Bill Gross, who manages the world's largest bond fund, defended the performance of Pacific Investment Management Co., as its flagship product continues to suffer withering withdrawals.
"The Total Return Fund, long lambasted as underperforming, is outperforming its index by a decent margin, before fees,” said Mr. Gross, who sported dark sunglasses as he gave the keynote address at the Morningstar Investment Conference. “We're $50 billion poorer over the last 13 months; it makes you wonder why that would be. Perhaps we haven't been using enough red queens.”
In invoking red queens, Mr.

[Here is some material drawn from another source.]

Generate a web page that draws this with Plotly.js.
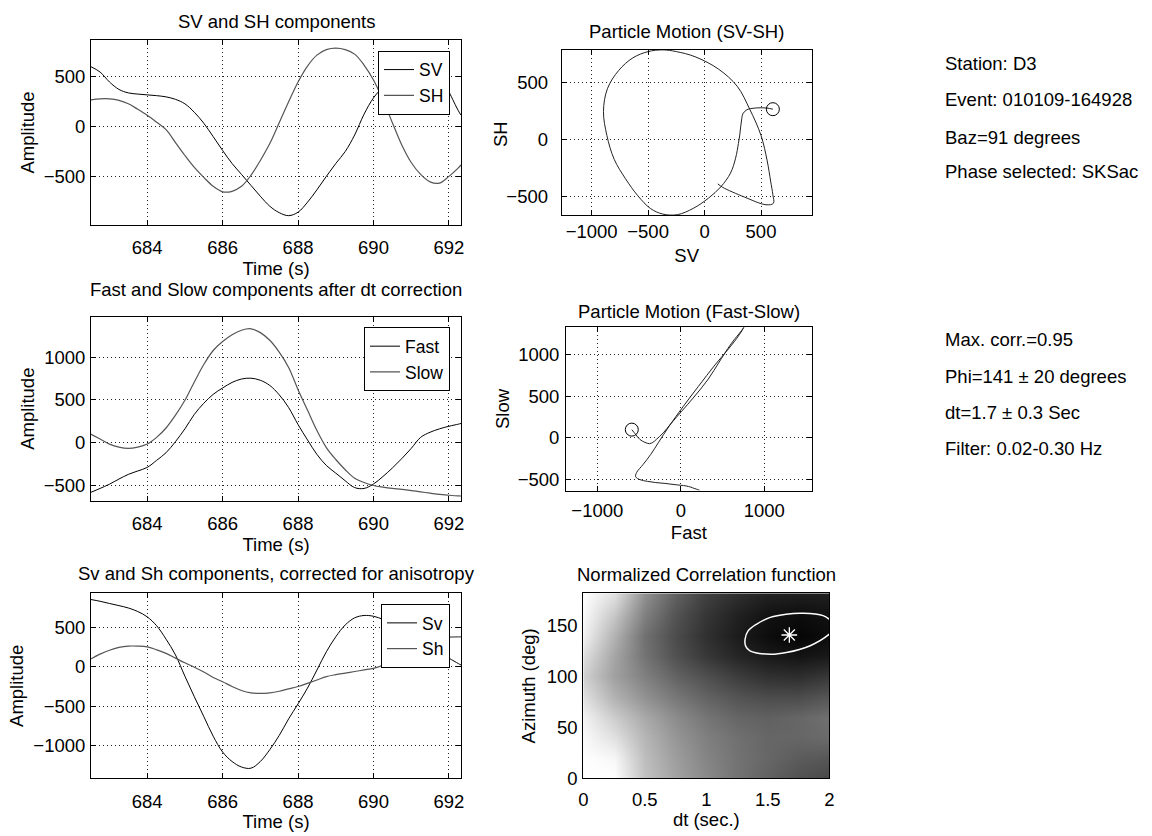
<!DOCTYPE html>
<html>
<head>
<meta charset="utf-8">
<script src="https://cdn.plot.ly/plotly-3.0.1.min.js"></script>
<style>html,body{margin:0;padding:0;background:#fff}#plot{width:1152px;height:836px}</style>
</head>
<body>
<div id="plot"></div>
<script>
// ---- data ----
const time = [682.5, 682.75, 683, 683.25, 683.5, 683.75, 684, 684.25, 684.5, 684.75, 685, 685.25, 685.5, 685.75, 686, 686.25, 686.5, 686.75, 687, 687.25, 687.5, 687.75, 688, 688.25, 688.5, 688.75, 689, 689.25, 689.5, 689.75, 690, 690.25, 690.5, 690.75, 691, 691.25, 691.5, 691.75, 692, 692.25, 692.32];

const SV = [605, 550, 450, 375, 340, 328, 320, 312, 300, 275, 230, 145, 35, -100, -240, -370, -480, -590, -700, -800, -865, -895, -860, -760, -635, -500, -370, -250, -84, 126, 290, 400, 500, 555, 585, 605, 610, 545, 352, 160, 117];
const SH = [270, 280, 280, 265, 230, 175, 115, 45, -30, -160, -290, -410, -510, -600, -655, -650, -600, -490, -340, -170, 40, 250, 450, 610, 720, 775, 790, 775, 730, 620, 470, 270, 40, -184, -360, -480, -555, -568, -500, -415, -385];

const Fast = [-587, -540, -490, -430, -375, -335, -293, -210, -120, 10, 160, 330, 460, 565, 640, 705, 745, 755, 730, 670, 560, 410, 210, 30, -140, -270, -360, -450, -530, -540, -488, -400, -300, -190, -70, 60, 120, 160, 190, 215, 223];
const Slow = [99, 40, -19, -55, -70, -55, -19, 60, 170, 320, 495, 710, 915, 1080, 1185, 1265, 1318, 1335, 1290, 1200, 1060, 880, 620, 380, 140, -60, -200, -320, -420, -470, -505, -525, -540, -550, -565, -580, -595, -610, -620, -628, -629];

const Sv = [853, 830, 802, 775, 745, 700, 633, 520, 350, 150, -120, -380, -630, -880, -1080, -1200, -1270, -1285, -1200, -1050, -870, -660, -470, -270, -42, 190, 380, 530, 620, 650, 640, 600, 540, 470, 400, 330, 260, 180, 110, 40, 22];
const Sh = [97, 160, 210, 245, 262, 262, 253, 215, 170, 110, 50, -5, -65, -135, -190, -250, -300, -330, -337, -330, -310, -280, -250, -210, -168, -125, -100, -80, -60, -40, -20, 20, 75, 130, 190, 250, 300, 345, 375, 380, 378];

// correlation map (darkness = normalized correlation), rows = azimuth, cols = dt
const dtGrid = [0, 0.25, 0.5, 0.75, 1, 1.25, 1.5, 1.75, 2];
const azGrid = [0, 20, 40, 60, 80, 100, 120, 140, 160, 180];
const corr = [
  [0.00, 0.00, 0.24, 0.36, 0.46, 0.55, 0.62, 0.68, 0.72],
  [0.00, 0.03, 0.26, 0.38, 0.48, 0.55, 0.60, 0.64, 0.66],
  [0.02, 0.12, 0.29, 0.41, 0.50, 0.56, 0.60, 0.60, 0.58],
  [0.05, 0.20, 0.34, 0.45, 0.54, 0.60, 0.62, 0.60, 0.56],
  [0.12, 0.30, 0.43, 0.53, 0.61, 0.67, 0.70, 0.70, 0.66],
  [0.18, 0.37, 0.50, 0.61, 0.69, 0.76, 0.81, 0.82, 0.78],
  [0.12, 0.35, 0.55, 0.68, 0.78, 0.85, 0.90, 0.92, 0.90],
  [0.05, 0.30, 0.56, 0.70, 0.81, 0.89, 0.95, 0.98, 0.95],
  [0.02, 0.22, 0.50, 0.67, 0.79, 0.87, 0.93, 0.95, 0.93],
  [0.00, 0.12, 0.44, 0.62, 0.75, 0.82, 0.87, 0.88, 0.88]
];
const contourDt = [1.315, 1.34, 1.41, 1.52, 1.65, 1.79, 1.95, 2.0, 2.06, 2.0, 1.84, 1.65, 1.52, 1.355, 1.32, 1.315];
const contourAz = [136.8, 145, 151.7, 158.3, 161.5, 162.3, 160, 156.6, 150, 141.8, 130.2, 123.7, 122, 125.3, 130, 136.8];
const bestDt = [1.675];
const bestPhi = [141];

const infoTop = ["Station: D3", "Event: 010109-164928", "Baz=91 degrees", "Phase selected: SKSac"];
const infoBottom = ["Max. corr.=0.95", "Phi=141 ± 20 degrees", "dt=1.7 ± 0.3 Sec", "Filter: 0.02-0.30 Hz"];

// ---- layout helpers ----
const W = 1152, H = 836;
const FONT = 'Liberation Sans, Arial, Helvetica, sans-serif';
const FS = 18.5;
const BLACK = '#000000', GRAY = '#555555';
function dx(a, b) { return [a / W, b / W]; }
function dy(top, bot) { return [1 - bot / H, 1 - top / H]; }
function ax(extra) {
  return Object.assign({
    showline: true, linecolor: '#000', linewidth: 1, mirror: 'ticks',
    ticks: 'inside', ticklen: 5, tickcolor: '#000',
    showgrid: true, gridcolor: '#222', griddash: '1px,3px', gridwidth: 1,
    zeroline: false, tickfont: { family: FONT, size: FS, color: '#000' },
    fixedrange: true, ticklabelstandoff: 6
  }, extra);
}
function ttl(text, standoff) { return { text: text, font: { family: FONT, size: FS, color: '#000' }, standoff: standoff }; }

const traces = [
  { x: time, y: SV, xaxis: 'x', yaxis: 'y', mode: 'lines', name: 'SV', line: { color: BLACK, width: 1, shape: 'spline' }, legend: 'legend' },
  { x: time, y: SH, xaxis: 'x', yaxis: 'y', mode: 'lines', name: 'SH', line: { color: GRAY, width: 1.2, shape: 'spline' }, legend: 'legend' },
  { x: time, y: Fast, xaxis: 'x2', yaxis: 'y2', mode: 'lines', name: 'Fast', line: { color: BLACK, width: 1, shape: 'spline' }, legend: 'legend2' },
  { x: time, y: Slow, xaxis: 'x2', yaxis: 'y2', mode: 'lines', name: 'Slow', line: { color: GRAY, width: 1.2, shape: 'spline' }, legend: 'legend2' },
  { x: time, y: Sv, xaxis: 'x3', yaxis: 'y3', mode: 'lines', name: 'Sv', line: { color: BLACK, width: 1, shape: 'spline' }, legend: 'legend3' },
  { x: time, y: Sh, xaxis: 'x3', yaxis: 'y3', mode: 'lines', name: 'Sh', line: { color: GRAY, width: 1.2, shape: 'spline' }, legend: 'legend3' },
  { x: SV, y: SH, xaxis: 'x4', yaxis: 'y4', mode: 'lines', showlegend: false, line: { color: '#222', width: 1, shape: 'spline' } },
  { x: [SV[0]], y: [SH[0]], xaxis: 'x4', yaxis: 'y4', mode: 'markers', showlegend: false, marker: { symbol: 'circle-open', size: 13, color: '#000', line: { width: 1, color: '#000' } } },
  { x: Fast, y: Slow, xaxis: 'x5', yaxis: 'y5', mode: 'lines', showlegend: false, line: { color: '#222', width: 1, shape: 'spline' } },
  { x: [Fast[0]], y: [Slow[0]], xaxis: 'x5', yaxis: 'y5', mode: 'markers', showlegend: false, marker: { symbol: 'circle-open', size: 13, color: '#000', line: { width: 1, color: '#000' } } },
  { type: 'heatmap', x: dtGrid, y: azGrid, z: corr, xaxis: 'x6', yaxis: 'y6', zmin: 0, zmax: 1, zsmooth: 'best', showscale: false,
    colorscale: [[0, '#ffffff'], [1, '#000000']], hoverinfo: 'skip' },
  { x: contourDt, y: contourAz, xaxis: 'x6', yaxis: 'y6', mode: 'lines', showlegend: false, line: { color: '#ffffff', width: 1.5, shape: 'spline', smoothing: 1 } },
  { x: bestDt, y: bestPhi, xaxis: 'x6', yaxis: 'y6', mode: 'markers', showlegend: false, marker: { symbol: 'asterisk-open', size: 13, color: '#ffffff', line: { width: 1.3, color: '#ffffff' } } }
];

function legendAt(rightPx, topPx) {
  return { x: rightPx / W, y: 1 - topPx / H, xanchor: 'right', yanchor: 'top', bgcolor: '#ffffff', bordercolor: '#000', borderwidth: 1,
    font: { family: FONT, size: 17.5, color: '#000' }, itemwidth: 30, tracegroupgap: 0, entrywidth: 54, entrywidthmode: 'pixels' };
}

const annotations = [];
function addText(text, cx, cy, anchor, angle) {
  annotations.push({ text: text, x: cx / W, y: 1 - cy / H, xref: 'paper', yref: 'paper', xanchor: anchor || 'center', yanchor: 'middle', showarrow: false,
    textangle: angle || 0, font: { family: FONT, size: FS, color: '#000' } });
}
addText('SV and SH components', 276, 22);
addText('Fast and Slow components after dt correction', 276, 289);
addText('Sv and Sh components, corrected for anisotropy', 276, 573.5);
addText('Particle Motion (SV-SH)', 686.7, 31.5);
addText('Particle Motion (Fast-Slow)', 688.9, 311);
addText('Normalized Correlation function', 706.3, 574.5);
addText('SH', 500, 134, 'center', -90);
const infoTopY = [63, 100, 137, 172];
const infoBotY = [339, 376, 412, 448.5];
infoTop.forEach((t, i) => addText(t, 943, infoTopY[i], 'left'));
infoBottom.forEach((t, i) => addText(t, 943, infoBotY[i], 'left'));

const layout = {
  width: W, height: H, margin: { l: 0, r: 0, t: 0, b: 0 },
  paper_bgcolor: '#ffffff', plot_bgcolor: '#ffffff', showlegend: true,
  font: { family: FONT, size: FS, color: '#000' },
  xaxis: ax({ domain: dx(91, 461), anchor: 'y', range: [682.51, 692.32], dtick: 2, tick0: 0, title: ttl('Time (s)', 3) }),
  yaxis: ax({ domain: dy(40, 225), anchor: 'x', range: [-989, 872], dtick: 500, tick0: 0, ticklabelstandoff: 1, title: ttl('Amplitude', 4) }),
  xaxis2: ax({ domain: dx(91, 461), anchor: 'y2', range: [682.51, 692.32], dtick: 2, tick0: 0, title: ttl('Time (s)', 3) }),
  yaxis2: ax({ domain: dy(316.7, 500.7), anchor: 'x2', range: [-684, 1477], dtick: 500, tick0: 0, ticklabelstandoff: 1, title: ttl('Amplitude', 4) }),
  xaxis3: ax({ domain: dx(91, 461), anchor: 'y3', range: [682.51, 692.32], dtick: 2, tick0: 0, title: ttl('Time (s)', 3) }),
  yaxis3: ax({ domain: dy(593.3, 778.3), anchor: 'x3', range: [-1413, 931], dtick: 500, tick0: 0, ticklabelstandoff: 1, title: ttl('Amplitude', 4) }),
  xaxis4: ax({ domain: dx(561.7, 811.7), anchor: 'y4', range: [-1265, 949], dtick: 500, tick0: 0, ticklabelstandoff: 0, title: ttl('SV', 7) }),
  yaxis4: ax({ domain: dy(50, 215), anchor: 'x4', range: [-658, 789], dtick: 500, tick0: 0, ticklabelstandoff: 9 }),
  xaxis5: ax({ domain: dx(566, 811.7), anchor: 'y5', range: [-1375, 1568], dtick: 1000, tick0: 0, ticklabelstandoff: 3, title: ttl('Fast', 6) }),
  yaxis5: ax({ domain: dy(327.3, 490.7), anchor: 'x5', range: [-638, 1334], dtick: 500, tick0: 0, ticklabelstandoff: 2, title: ttl('Slow', 3) }),
  xaxis6: ax({ domain: dx(583.3, 829.3), anchor: 'y6', range: [0, 2], dtick: 0.5, tick0: 0, showgrid: false, ticks: '', ticklabelstandoff: 4, title: ttl('dt (sec.)', 4) }),
  yaxis6: ax({ domain: dy(593.3, 778.3), anchor: 'x6', range: [0, 182], dtick: 50, tick0: 0, showgrid: false, ticks: '', ticklabelstandoff: 1, title: ttl('Azimuth (deg)', 6) }),
  legend: legendAt(450, 50.7),
  legend2: legendAt(450, 327.3),
  legend3: legendAt(450, 604),
  annotations: annotations
};

Plotly.newPlot('plot', traces, layout, { staticPlot: true, displayModeBar: false });
</script>
</body>
</html>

Gross was making a reference to a 1962 movie, "The Manchurian Candidate," in which the playing cards are used as a trigger to activate a brainwashed assassin working on behalf of Communists. Mr. Gross had suggested that he use the technique on reporters to curry favor.

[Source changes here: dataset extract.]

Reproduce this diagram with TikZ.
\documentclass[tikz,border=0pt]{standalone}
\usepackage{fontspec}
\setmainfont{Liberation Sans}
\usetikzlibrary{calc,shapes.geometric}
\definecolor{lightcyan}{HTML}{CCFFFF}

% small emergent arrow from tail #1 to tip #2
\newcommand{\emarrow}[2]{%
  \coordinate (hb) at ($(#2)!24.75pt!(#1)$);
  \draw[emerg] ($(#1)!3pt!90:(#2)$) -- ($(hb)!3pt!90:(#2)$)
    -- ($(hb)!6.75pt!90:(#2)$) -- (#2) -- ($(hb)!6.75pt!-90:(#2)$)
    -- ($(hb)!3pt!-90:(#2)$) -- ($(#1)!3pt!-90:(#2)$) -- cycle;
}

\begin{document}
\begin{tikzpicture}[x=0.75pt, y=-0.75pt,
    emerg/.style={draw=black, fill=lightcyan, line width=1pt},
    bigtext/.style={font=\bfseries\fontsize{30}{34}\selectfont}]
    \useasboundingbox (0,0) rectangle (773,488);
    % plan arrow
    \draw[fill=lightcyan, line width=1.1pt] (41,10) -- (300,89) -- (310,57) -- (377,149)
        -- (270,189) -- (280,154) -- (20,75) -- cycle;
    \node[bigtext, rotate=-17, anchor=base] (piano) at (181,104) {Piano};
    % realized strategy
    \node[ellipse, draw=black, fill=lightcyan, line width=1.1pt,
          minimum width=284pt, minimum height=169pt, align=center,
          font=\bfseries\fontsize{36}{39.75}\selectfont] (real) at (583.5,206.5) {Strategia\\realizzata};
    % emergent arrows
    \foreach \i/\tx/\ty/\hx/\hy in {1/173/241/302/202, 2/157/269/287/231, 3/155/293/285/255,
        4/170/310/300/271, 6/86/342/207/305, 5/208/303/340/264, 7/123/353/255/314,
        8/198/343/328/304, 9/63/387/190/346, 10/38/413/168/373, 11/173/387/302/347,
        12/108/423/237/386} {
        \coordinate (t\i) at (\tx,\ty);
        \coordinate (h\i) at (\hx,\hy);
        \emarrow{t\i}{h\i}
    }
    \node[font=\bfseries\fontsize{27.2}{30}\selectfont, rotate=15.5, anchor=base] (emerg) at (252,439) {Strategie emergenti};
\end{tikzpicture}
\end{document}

Since last year, the media has tracked his Total Return Fund's decline closely, both in performance and outflows, as well as the exit of Mohamed A. El-Erian, the firm's former chief executive.
(Don't miss the story of Bill Gross' tarnished crown)
Mr. Gross said the firm's new leadership structure, installed after Mr. El-Erian
announced his departure in January, is working well. The firm installed a set of deputy” chief investment officers to take over some managerial duties.
“I have never been happier at work,” Mr. Gross said.
The “Bond King,” as Mr. Gross is sometimes called, says Total Return (PTTAX) is witnessing a turnaround. In his address, he said the fund's skillful use of Treasuries and related securities, which make up about half the portfolio, allows those relatively low-yielding assets to take on attributes of higher-yielding corporate bonds.
And he said the firm's use of intermediate-duration bonds — like five-year bonds — makes sense as the developed world, which is highly leveraged and expected to see continued slow growth, adjusts to what Pimco calls the "new neutral."
Pimco, co-founded by Mr. Gross in 1971, has seen billions of dollars of outflows each month for the last year. Last year, the Total Return Fund underperformed most of its competitors and its institutional share class had a total return of -1.92%, its worst performance since 1994. The fund has suffered nearly $60 billion in outflows in the 13- month period ended May 31, according to Morningstar Inc.
But in May, the fund's institutional share class returned 1.25%, beating its benchmark and ranking in the 23rd percentile among funds in its category, according to Morningstar.
On Thursday, Mr. Gross forecast 3% to 4% returns in bonds and 4% to 5% in stocks going forward. And he cautioned that the Federal Reserve's withdrawal of its bond-buying stimulus program is likely to raise waves in financial markets.